> MATERIAL FOR THIS EXERCISE:
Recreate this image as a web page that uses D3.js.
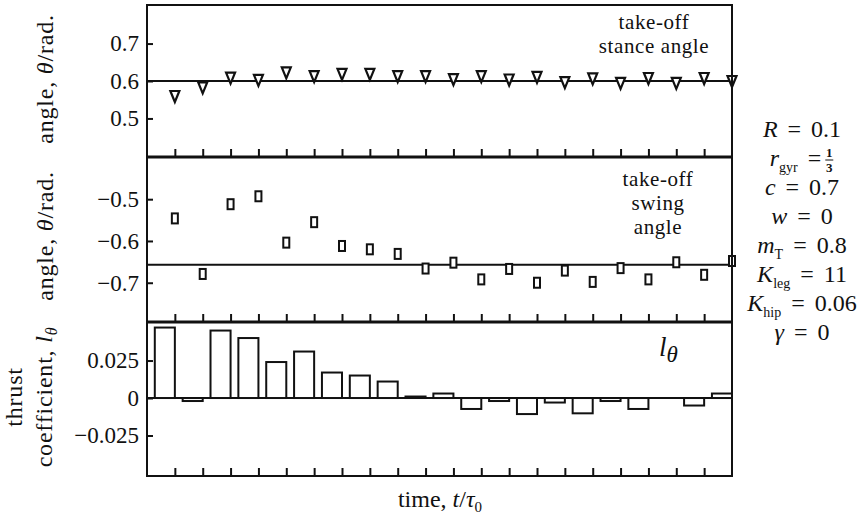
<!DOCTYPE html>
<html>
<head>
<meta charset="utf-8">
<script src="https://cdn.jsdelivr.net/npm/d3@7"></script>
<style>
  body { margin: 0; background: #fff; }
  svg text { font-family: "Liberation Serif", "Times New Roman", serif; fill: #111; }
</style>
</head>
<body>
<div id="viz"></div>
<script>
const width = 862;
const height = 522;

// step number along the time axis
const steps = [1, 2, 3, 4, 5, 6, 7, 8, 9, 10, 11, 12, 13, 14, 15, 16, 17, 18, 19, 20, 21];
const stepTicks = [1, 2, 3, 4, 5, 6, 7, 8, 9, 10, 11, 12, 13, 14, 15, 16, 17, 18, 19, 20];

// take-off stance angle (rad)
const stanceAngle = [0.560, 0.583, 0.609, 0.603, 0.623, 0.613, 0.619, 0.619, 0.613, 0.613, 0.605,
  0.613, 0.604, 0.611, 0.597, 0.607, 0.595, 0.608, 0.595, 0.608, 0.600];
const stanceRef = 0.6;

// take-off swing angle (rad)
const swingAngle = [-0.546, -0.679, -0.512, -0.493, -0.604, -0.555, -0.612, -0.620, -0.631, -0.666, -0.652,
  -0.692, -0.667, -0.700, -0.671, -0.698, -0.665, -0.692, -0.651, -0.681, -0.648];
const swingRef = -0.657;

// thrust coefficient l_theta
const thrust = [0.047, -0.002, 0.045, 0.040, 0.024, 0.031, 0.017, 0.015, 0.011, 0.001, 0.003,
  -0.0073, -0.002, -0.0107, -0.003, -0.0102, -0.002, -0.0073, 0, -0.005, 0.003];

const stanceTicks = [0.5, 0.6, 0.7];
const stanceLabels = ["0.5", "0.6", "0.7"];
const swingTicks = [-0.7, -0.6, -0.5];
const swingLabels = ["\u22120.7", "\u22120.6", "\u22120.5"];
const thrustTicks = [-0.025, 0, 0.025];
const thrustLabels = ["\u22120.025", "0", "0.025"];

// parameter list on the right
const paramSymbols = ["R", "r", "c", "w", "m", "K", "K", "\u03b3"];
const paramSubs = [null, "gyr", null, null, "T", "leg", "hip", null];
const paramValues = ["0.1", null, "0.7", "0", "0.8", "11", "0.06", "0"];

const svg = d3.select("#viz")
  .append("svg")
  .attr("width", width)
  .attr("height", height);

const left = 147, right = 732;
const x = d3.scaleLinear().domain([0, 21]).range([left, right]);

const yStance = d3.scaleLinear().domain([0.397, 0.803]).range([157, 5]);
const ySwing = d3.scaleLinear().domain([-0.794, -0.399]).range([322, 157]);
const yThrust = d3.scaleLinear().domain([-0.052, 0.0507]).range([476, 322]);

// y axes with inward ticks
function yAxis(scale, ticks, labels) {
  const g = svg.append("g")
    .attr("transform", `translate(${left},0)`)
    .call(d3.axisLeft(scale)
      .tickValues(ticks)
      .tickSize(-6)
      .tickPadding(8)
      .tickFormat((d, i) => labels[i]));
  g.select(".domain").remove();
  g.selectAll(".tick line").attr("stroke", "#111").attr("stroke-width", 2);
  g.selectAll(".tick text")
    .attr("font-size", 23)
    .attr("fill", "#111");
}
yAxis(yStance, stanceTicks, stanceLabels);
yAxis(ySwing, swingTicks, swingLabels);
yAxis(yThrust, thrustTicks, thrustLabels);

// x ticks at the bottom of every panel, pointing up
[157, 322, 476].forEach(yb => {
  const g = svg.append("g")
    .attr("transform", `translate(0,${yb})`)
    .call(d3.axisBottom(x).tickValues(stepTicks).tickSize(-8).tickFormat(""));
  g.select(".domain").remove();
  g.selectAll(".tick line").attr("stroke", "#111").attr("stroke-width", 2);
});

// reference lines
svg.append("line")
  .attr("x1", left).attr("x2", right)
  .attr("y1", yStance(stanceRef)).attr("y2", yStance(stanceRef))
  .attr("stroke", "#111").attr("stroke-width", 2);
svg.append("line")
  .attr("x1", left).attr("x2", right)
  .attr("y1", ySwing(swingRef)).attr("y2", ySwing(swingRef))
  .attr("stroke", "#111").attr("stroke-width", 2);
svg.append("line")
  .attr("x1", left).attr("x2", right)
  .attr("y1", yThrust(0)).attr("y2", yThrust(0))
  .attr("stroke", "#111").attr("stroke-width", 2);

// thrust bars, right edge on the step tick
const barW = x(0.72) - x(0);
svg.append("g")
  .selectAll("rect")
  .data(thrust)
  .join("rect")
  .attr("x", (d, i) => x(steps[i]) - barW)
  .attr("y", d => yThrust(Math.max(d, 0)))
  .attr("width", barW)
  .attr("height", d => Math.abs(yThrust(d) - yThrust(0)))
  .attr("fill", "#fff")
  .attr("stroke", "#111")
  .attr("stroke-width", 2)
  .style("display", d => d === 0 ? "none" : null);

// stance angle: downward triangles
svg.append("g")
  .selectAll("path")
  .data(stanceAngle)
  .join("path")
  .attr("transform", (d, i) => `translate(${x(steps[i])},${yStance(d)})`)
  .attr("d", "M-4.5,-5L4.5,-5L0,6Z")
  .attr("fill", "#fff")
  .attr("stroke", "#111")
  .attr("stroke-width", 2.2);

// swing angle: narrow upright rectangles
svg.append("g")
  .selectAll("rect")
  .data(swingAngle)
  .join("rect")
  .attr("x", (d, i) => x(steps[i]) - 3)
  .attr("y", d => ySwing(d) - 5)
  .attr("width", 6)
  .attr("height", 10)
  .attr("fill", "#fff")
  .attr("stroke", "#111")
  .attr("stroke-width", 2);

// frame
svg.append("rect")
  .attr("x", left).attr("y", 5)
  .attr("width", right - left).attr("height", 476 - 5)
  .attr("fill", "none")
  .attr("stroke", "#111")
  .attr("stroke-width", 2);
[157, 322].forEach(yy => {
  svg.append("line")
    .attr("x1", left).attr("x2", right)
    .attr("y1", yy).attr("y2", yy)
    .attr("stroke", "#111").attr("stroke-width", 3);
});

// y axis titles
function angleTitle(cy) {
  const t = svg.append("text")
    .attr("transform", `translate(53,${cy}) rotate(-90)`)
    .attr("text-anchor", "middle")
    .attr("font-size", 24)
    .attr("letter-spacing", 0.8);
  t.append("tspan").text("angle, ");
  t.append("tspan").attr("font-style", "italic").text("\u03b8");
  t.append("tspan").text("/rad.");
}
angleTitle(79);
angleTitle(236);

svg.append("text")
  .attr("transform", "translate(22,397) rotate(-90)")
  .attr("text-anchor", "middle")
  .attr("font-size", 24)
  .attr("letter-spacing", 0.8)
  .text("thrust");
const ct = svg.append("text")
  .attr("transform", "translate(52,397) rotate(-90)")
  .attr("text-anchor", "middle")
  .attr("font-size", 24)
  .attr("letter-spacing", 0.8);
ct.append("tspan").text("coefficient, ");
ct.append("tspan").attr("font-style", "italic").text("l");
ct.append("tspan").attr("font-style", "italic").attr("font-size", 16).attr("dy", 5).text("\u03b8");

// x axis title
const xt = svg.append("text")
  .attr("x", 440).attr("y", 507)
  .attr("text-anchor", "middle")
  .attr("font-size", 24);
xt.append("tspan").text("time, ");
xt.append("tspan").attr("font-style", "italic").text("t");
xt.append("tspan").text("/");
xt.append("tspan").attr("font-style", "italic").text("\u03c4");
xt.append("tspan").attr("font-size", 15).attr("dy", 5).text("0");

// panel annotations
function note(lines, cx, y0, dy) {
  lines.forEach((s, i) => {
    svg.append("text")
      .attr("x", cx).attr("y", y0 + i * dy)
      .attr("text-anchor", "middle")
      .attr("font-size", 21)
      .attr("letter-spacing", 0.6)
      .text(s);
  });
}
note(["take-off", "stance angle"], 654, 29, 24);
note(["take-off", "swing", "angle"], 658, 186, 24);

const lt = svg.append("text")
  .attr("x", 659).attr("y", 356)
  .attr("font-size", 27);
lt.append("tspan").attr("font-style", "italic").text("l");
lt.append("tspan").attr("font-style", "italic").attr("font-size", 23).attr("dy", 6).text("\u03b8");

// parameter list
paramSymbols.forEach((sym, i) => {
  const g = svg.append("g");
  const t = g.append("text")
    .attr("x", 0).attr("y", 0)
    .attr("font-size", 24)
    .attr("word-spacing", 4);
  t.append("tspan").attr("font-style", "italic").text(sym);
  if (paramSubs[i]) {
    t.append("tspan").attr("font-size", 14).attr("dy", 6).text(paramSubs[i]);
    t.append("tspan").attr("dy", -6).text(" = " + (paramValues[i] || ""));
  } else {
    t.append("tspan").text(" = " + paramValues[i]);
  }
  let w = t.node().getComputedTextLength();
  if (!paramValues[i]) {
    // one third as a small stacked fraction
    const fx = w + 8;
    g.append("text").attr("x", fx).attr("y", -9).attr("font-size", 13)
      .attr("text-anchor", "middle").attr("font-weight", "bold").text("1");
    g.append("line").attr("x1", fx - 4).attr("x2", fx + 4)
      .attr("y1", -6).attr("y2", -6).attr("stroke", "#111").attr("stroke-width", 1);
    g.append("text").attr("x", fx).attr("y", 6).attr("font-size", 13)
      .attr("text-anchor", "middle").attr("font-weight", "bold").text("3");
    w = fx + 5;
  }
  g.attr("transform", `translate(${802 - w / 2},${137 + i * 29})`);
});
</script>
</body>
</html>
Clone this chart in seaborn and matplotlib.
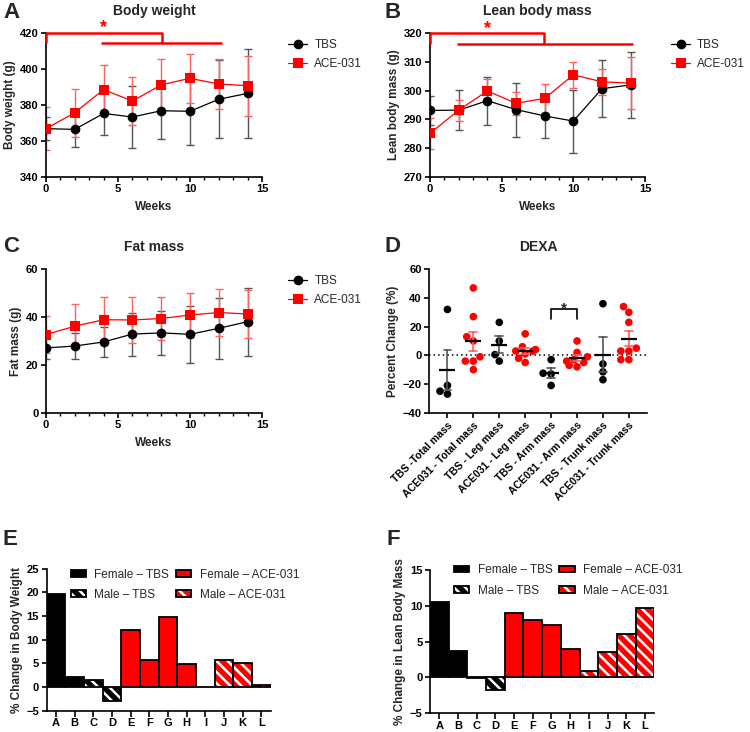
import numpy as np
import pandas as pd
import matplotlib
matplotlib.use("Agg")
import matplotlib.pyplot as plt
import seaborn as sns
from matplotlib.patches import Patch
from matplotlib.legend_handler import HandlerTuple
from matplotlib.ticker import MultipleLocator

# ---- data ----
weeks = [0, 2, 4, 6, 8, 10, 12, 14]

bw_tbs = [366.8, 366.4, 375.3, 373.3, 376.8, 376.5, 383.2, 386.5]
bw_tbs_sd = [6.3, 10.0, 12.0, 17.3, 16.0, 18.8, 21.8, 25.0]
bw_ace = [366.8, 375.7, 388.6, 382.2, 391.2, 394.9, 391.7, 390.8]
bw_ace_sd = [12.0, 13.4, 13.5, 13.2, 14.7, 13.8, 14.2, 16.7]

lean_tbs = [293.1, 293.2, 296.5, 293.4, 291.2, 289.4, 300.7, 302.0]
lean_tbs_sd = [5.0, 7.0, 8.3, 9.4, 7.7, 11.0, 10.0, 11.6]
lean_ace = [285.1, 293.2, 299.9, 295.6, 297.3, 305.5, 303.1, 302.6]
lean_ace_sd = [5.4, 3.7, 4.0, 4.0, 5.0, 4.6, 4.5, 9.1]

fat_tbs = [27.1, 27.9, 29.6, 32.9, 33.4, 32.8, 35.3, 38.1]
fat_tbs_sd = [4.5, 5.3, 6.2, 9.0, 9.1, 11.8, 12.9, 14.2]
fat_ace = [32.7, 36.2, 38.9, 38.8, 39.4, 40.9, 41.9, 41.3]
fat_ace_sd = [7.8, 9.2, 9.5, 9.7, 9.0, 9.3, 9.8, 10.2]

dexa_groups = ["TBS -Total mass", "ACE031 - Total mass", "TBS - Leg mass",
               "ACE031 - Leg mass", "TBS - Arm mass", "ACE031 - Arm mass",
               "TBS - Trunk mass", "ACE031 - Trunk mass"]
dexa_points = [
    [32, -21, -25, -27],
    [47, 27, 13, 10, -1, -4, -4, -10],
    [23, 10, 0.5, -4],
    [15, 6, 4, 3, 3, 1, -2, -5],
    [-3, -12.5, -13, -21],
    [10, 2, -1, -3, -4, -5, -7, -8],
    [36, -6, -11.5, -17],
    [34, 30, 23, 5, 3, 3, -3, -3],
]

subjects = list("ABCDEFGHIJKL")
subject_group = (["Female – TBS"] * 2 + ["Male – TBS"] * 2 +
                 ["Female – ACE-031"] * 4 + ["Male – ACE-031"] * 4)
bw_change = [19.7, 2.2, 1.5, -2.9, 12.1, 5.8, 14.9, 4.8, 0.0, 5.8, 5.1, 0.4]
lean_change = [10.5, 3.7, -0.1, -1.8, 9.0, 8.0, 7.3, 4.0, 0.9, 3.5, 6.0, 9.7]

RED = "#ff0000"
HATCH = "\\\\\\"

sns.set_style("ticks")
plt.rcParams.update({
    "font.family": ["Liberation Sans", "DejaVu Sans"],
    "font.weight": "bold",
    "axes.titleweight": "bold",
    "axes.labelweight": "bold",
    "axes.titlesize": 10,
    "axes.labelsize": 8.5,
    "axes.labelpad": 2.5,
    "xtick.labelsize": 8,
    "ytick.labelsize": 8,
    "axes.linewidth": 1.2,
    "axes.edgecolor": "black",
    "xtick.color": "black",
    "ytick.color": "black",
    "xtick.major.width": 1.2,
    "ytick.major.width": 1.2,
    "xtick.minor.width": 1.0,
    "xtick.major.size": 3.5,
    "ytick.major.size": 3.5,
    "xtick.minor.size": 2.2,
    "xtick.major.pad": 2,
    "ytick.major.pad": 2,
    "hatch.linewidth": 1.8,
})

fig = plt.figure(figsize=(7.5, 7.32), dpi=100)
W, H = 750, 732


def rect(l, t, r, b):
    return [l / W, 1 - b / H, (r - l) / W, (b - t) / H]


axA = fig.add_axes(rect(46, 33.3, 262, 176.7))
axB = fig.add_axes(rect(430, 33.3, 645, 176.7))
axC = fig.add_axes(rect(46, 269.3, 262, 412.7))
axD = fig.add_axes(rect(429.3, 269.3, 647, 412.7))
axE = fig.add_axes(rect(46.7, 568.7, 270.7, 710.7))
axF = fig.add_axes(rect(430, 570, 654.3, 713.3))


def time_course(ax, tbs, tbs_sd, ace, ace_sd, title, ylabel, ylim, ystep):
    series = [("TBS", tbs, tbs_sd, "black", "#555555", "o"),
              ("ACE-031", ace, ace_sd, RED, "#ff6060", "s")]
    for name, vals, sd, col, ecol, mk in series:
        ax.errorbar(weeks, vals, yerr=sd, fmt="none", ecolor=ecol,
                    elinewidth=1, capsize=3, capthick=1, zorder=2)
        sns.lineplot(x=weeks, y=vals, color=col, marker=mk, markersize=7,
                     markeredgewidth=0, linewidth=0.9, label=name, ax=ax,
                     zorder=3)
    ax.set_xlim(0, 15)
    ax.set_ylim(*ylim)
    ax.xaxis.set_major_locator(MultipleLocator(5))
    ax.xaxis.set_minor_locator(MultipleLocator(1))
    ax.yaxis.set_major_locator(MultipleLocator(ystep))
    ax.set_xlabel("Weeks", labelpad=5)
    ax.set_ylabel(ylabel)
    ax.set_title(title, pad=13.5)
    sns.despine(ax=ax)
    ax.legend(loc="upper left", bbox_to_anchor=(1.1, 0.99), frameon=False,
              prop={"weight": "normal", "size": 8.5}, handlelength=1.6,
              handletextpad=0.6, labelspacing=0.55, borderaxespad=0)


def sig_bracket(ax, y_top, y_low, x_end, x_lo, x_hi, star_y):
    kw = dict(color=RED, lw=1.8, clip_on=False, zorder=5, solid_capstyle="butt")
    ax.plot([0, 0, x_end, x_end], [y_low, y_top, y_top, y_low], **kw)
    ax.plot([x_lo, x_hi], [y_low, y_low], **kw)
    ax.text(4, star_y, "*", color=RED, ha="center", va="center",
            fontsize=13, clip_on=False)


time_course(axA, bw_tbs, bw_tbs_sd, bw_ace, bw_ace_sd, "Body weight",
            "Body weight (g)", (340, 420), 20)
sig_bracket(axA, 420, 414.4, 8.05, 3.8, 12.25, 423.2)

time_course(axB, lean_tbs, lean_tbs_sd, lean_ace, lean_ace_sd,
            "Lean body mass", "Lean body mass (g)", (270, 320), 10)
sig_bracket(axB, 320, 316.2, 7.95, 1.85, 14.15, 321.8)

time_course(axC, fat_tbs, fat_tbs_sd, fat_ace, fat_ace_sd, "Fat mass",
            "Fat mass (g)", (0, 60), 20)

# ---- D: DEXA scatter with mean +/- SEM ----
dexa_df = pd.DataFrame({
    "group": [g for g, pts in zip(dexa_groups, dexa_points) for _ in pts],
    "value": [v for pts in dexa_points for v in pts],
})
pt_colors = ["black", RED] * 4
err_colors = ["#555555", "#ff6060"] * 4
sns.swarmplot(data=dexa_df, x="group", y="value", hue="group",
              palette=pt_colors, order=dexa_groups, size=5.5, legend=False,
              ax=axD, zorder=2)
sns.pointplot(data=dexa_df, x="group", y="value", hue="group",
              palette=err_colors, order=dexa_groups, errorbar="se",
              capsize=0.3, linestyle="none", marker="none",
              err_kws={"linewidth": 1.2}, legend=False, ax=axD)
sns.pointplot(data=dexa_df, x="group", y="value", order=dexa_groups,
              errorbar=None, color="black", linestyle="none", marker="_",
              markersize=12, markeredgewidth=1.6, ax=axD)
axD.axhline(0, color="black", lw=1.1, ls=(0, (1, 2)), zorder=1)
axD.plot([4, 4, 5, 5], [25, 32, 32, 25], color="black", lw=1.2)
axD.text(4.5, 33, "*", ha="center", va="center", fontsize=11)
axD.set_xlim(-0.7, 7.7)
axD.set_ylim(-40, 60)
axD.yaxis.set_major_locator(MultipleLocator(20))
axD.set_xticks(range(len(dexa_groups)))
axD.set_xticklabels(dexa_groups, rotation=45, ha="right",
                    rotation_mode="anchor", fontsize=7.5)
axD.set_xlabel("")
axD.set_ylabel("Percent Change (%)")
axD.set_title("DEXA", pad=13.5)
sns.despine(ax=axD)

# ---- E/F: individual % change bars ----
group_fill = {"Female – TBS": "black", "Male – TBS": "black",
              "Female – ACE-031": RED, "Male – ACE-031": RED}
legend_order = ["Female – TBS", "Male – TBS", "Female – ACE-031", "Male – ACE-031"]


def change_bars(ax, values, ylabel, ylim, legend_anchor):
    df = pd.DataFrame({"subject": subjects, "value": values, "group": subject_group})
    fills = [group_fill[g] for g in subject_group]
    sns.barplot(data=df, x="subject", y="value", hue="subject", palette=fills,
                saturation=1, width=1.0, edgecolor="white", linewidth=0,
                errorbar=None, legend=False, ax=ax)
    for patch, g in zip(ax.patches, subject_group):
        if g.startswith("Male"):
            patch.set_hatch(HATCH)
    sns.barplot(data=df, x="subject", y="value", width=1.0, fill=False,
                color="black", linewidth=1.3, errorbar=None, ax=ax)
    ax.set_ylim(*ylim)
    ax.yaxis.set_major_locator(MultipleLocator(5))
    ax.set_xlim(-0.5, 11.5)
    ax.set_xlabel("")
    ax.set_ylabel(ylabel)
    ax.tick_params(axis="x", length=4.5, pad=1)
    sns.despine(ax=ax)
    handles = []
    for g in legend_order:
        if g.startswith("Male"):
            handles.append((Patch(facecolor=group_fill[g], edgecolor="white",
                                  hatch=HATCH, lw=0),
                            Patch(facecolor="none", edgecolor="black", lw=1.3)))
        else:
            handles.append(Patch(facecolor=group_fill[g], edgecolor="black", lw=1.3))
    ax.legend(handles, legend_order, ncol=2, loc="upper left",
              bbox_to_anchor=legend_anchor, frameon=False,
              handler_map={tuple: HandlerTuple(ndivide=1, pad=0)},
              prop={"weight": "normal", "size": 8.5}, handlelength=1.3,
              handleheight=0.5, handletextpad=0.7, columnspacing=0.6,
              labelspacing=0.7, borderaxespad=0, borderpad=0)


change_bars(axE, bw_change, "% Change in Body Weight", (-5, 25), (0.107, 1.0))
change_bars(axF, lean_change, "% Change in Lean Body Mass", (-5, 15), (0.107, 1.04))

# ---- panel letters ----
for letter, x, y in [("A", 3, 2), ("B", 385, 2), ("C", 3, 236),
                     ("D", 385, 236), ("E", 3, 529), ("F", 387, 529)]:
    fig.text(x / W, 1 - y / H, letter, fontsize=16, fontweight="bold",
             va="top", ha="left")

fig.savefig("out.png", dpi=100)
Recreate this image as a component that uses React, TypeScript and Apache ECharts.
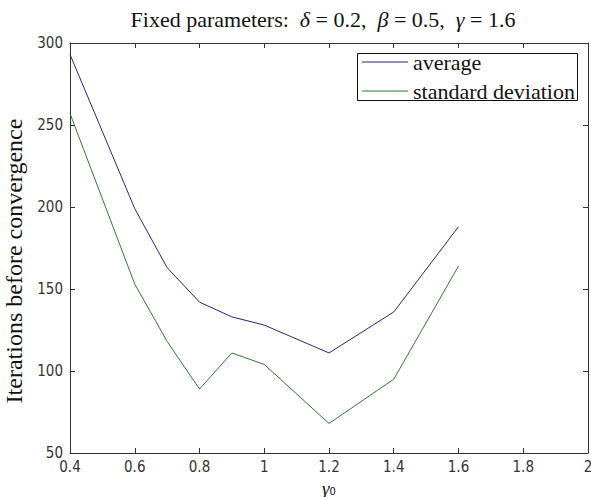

> GOAL:
Reproduce the lines above starting at the one with "Clone this chart in seaborn and matplotlib." and ending at the one with "fat_ace_sd = [7.8, 9.2, 9.5, 9.7, 9.0, 9.3, 9.8, 10.2]", both included, exactly and with no pictures.

> RESULT:
Clone this chart in seaborn and matplotlib.
import numpy as np
import pandas as pd
import matplotlib
matplotlib.use("Agg")
import matplotlib.pyplot as plt
import seaborn as sns
from matplotlib.patches import Patch
from matplotlib.legend_handler import HandlerTuple
from matplotlib.ticker import MultipleLocator

# ---- data ----
weeks = [0, 2, 4, 6, 8, 10, 12, 14]

bw_tbs = [366.8, 366.4, 375.3, 373.3, 376.8, 376.5, 383.2, 386.5]
bw_tbs_sd = [6.3, 10.0, 12.0, 17.3, 16.0, 18.8, 21.8, 25.0]
bw_ace = [366.8, 375.7, 388.6, 382.2, 391.2, 394.9, 391.7, 390.8]
bw_ace_sd = [12.0, 13.4, 13.5, 13.2, 14.7, 13.8, 14.2, 16.7]

lean_tbs = [293.1, 293.2, 296.5, 293.4, 291.2, 289.4, 300.7, 302.0]
lean_tbs_sd = [5.0, 7.0, 8.3, 9.4, 7.7, 11.0, 10.0, 11.6]
lean_ace = [285.1, 293.2, 299.9, 295.6, 297.3, 305.5, 303.1, 302.6]
lean_ace_sd = [5.4, 3.7, 4.0, 4.0, 5.0, 4.6, 4.5, 9.1]

fat_tbs = [27.1, 27.9, 29.6, 32.9, 33.4, 32.8, 35.3, 38.1]
fat_tbs_sd = [4.5, 5.3, 6.2, 9.0, 9.1, 11.8, 12.9, 14.2]
fat_ace = [32.7, 36.2, 38.9, 38.8, 39.4, 40.9, 41.9, 41.3]
fat_ace_sd = [7.8, 9.2, 9.5, 9.7, 9.0, 9.3, 9.8, 10.2]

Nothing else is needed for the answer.